_YOUR INSTRUCTIONS_:
Copy the records below exactly, starting at the line that contains "Recreate this image" and ending at the line that contains "text depth=2.3875cm] (early)"; leave out any pictures.

_LISTED ENTRIES_:

_____

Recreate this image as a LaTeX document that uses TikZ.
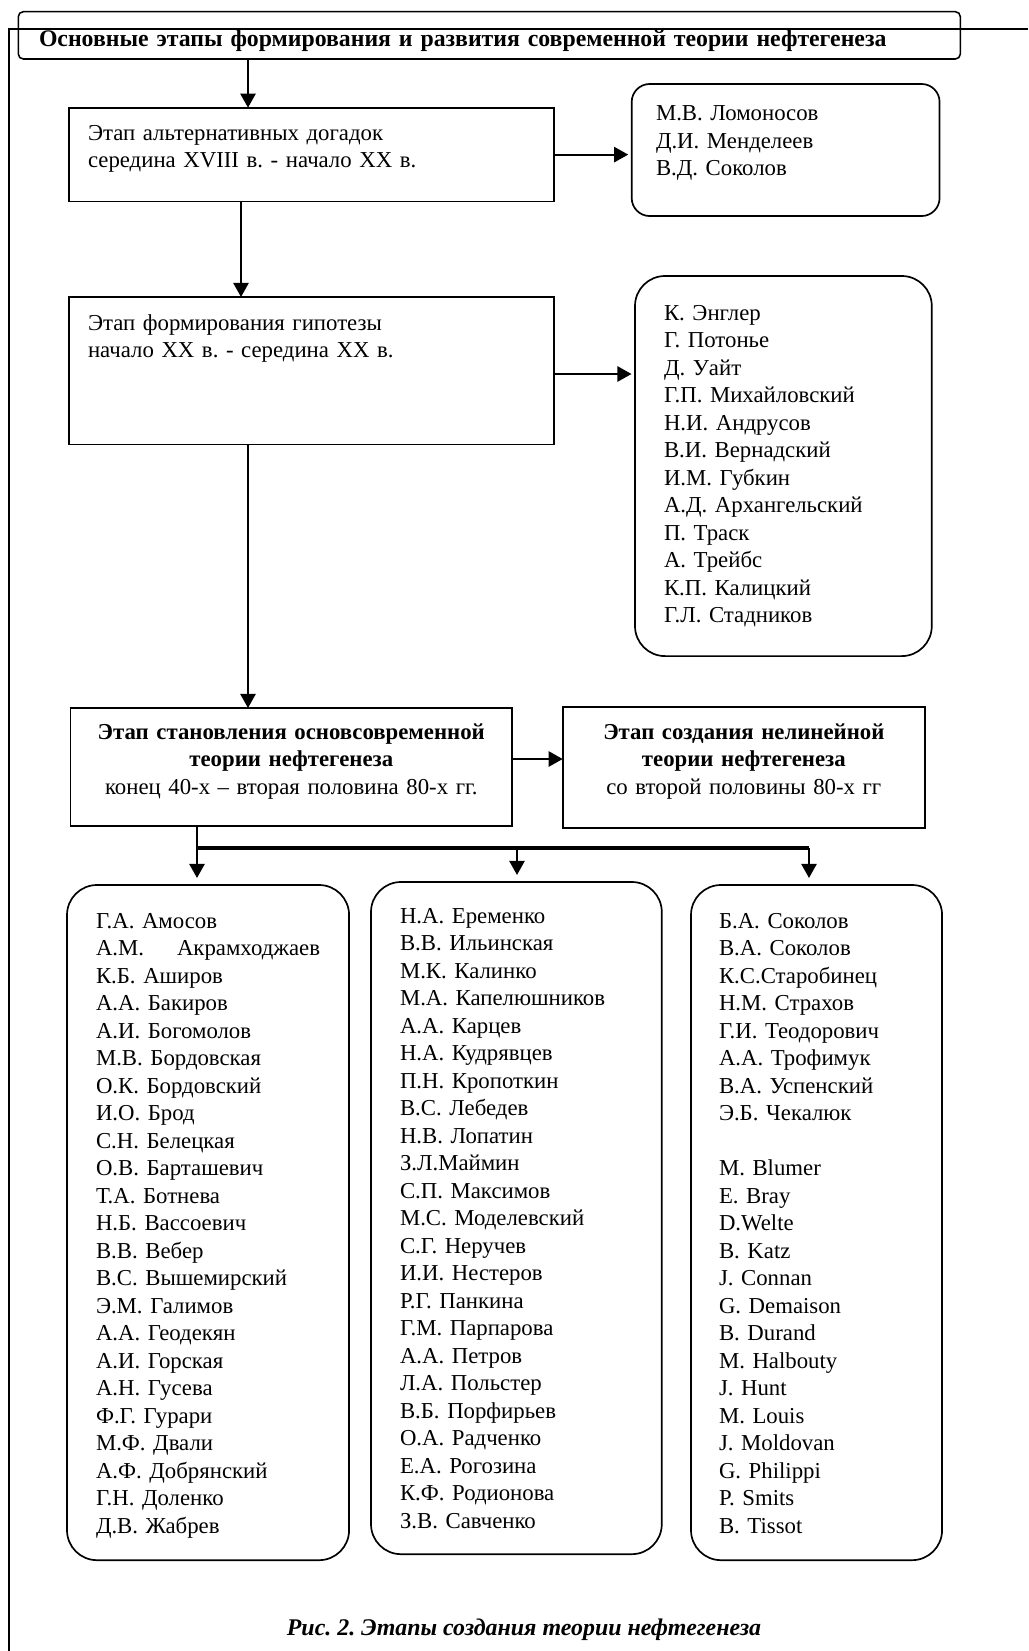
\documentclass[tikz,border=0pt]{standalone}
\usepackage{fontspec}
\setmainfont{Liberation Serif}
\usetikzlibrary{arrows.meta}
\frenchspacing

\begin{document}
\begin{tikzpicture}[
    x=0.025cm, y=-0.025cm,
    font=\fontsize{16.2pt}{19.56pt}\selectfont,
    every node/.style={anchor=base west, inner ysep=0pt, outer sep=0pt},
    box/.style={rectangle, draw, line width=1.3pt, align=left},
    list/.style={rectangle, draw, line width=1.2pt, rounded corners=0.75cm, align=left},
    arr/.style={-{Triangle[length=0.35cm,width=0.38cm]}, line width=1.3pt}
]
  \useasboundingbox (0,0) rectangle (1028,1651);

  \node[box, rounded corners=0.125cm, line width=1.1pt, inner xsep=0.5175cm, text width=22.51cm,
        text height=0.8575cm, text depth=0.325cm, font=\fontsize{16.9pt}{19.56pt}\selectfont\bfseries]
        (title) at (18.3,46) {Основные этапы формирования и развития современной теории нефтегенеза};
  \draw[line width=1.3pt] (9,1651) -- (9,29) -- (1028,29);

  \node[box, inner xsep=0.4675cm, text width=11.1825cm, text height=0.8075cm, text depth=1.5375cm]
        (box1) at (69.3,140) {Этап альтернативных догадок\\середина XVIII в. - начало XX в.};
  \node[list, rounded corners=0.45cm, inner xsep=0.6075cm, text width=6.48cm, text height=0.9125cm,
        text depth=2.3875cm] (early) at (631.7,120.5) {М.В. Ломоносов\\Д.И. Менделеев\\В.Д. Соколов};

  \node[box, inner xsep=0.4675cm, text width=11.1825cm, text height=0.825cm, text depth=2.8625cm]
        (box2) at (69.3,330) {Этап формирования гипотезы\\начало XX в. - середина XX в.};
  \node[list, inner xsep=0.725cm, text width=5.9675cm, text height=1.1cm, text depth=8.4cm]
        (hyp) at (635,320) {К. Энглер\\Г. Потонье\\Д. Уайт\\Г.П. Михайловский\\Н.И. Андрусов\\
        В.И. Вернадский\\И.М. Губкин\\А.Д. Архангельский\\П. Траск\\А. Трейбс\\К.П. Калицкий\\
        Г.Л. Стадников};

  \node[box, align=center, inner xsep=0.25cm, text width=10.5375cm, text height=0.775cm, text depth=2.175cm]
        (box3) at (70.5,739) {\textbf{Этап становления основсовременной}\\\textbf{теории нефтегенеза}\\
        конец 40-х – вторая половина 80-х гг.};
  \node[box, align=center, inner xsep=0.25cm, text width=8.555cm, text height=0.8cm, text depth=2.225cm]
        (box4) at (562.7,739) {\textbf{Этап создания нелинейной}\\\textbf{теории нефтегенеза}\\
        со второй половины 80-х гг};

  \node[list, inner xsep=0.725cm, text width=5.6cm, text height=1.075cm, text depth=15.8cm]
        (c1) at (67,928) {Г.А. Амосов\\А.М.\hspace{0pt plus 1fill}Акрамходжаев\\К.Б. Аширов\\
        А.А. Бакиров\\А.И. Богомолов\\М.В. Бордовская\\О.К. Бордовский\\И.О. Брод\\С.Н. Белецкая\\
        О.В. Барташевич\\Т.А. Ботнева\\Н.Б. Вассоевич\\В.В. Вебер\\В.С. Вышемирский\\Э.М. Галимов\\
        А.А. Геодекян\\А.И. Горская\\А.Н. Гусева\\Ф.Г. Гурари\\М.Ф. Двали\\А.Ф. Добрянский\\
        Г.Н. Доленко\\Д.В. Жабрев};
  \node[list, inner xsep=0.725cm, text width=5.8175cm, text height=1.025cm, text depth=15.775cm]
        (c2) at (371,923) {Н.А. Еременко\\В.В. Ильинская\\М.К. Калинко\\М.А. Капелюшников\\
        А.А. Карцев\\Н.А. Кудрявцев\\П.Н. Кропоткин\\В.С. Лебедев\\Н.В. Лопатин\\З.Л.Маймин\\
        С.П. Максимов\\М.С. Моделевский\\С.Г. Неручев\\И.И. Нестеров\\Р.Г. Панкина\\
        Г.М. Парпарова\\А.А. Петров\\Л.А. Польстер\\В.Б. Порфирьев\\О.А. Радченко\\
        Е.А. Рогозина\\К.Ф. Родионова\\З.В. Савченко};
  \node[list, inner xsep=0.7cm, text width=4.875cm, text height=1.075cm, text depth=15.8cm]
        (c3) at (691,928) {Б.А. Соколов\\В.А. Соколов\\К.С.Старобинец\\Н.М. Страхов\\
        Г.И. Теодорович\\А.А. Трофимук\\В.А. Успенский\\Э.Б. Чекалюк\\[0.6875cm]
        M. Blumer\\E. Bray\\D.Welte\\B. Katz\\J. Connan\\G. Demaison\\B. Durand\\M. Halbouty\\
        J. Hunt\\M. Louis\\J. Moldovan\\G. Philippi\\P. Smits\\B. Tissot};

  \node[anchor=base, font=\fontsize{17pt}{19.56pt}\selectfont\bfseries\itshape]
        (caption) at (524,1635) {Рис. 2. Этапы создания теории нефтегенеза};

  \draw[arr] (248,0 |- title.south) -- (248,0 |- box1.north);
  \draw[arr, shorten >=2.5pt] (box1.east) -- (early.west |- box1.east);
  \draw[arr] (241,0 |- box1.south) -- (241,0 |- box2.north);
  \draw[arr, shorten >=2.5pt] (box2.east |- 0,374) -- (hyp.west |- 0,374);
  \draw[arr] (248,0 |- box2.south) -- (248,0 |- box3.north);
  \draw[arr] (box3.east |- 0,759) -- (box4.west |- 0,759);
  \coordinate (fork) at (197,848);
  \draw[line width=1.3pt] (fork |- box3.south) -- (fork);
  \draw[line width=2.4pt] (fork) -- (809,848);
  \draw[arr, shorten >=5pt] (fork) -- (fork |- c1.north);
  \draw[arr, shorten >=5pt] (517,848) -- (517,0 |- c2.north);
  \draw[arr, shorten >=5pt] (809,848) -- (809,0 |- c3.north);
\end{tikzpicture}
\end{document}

_____

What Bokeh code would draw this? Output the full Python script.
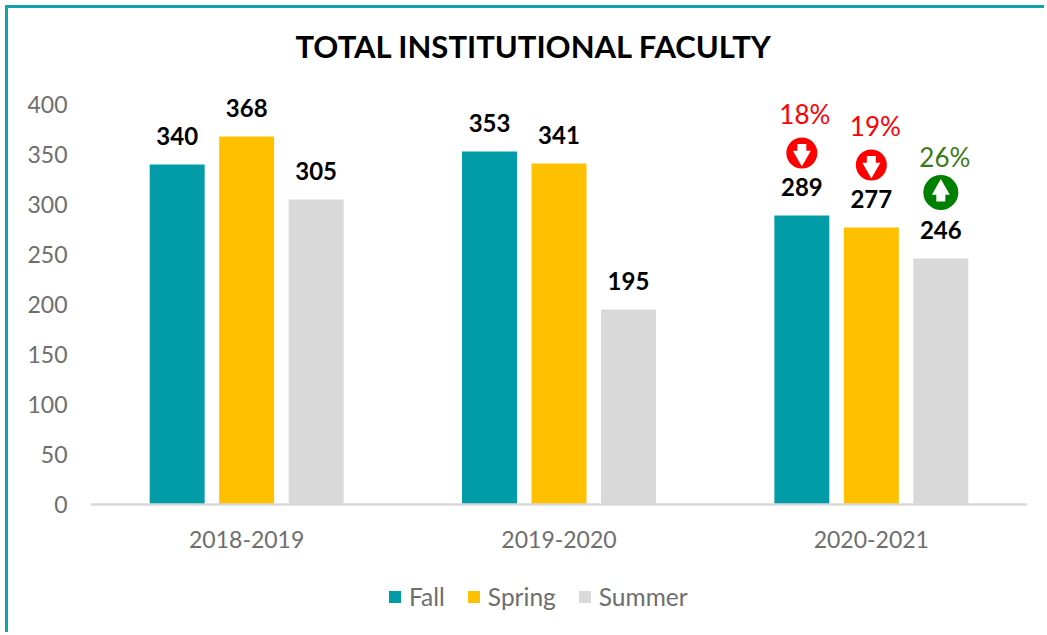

_____

_SOLUTION BELOW_:
Recreate this image as a LaTeX document that uses TikZ.
\documentclass[tikz,border=0pt]{standalone}
\usepackage{fontspec}
\setmainfont{Liberation Serif}
\usetikzlibrary{arrows.meta}
\frenchspacing

\begin{document}
\begin{tikzpicture}[
    x=0.025cm, y=-0.025cm,
    font=\fontsize{16.2pt}{19.56pt}\selectfont,
    every node/.style={anchor=base west, inner ysep=0pt, outer sep=0pt},
    box/.style={rectangle, draw, line width=1.3pt, align=left},
    list/.style={rectangle, draw, line width=1.2pt, rounded corners=0.75cm, align=left},
    arr/.style={-{Triangle[length=0.35cm,width=0.38cm]}, line width=1.3pt}
]
  \useasboundingbox (0,0) rectangle (1028,1651);

  \node[box, rounded corners=0.125cm, line width=1.1pt, inner xsep=0.5175cm, text width=22.51cm,
        text height=0.8575cm, text depth=0.325cm, font=\fontsize{16.9pt}{19.56pt}\selectfont\bfseries]
        (title) at (18.3,46) {Основные этапы формирования и развития современной теории нефтегенеза};
  \draw[line width=1.3pt] (9,1651) -- (9,29) -- (1028,29);

  \node[box, inner xsep=0.4675cm, text width=11.1825cm, text height=0.8075cm, text depth=1.5375cm]
        (box1) at (69.3,140) {Этап альтернативных догадок\\середина XVIII в. - начало XX в.};
  \node[list, rounded corners=0.45cm, inner xsep=0.6075cm, text width=6.48cm, text height=0.9125cm,
        text depth=2.3875cm] (early) at (631.7,120.5) {М.В. Ломоносов\\Д.И. Менделеев\\В.Д. Соколов};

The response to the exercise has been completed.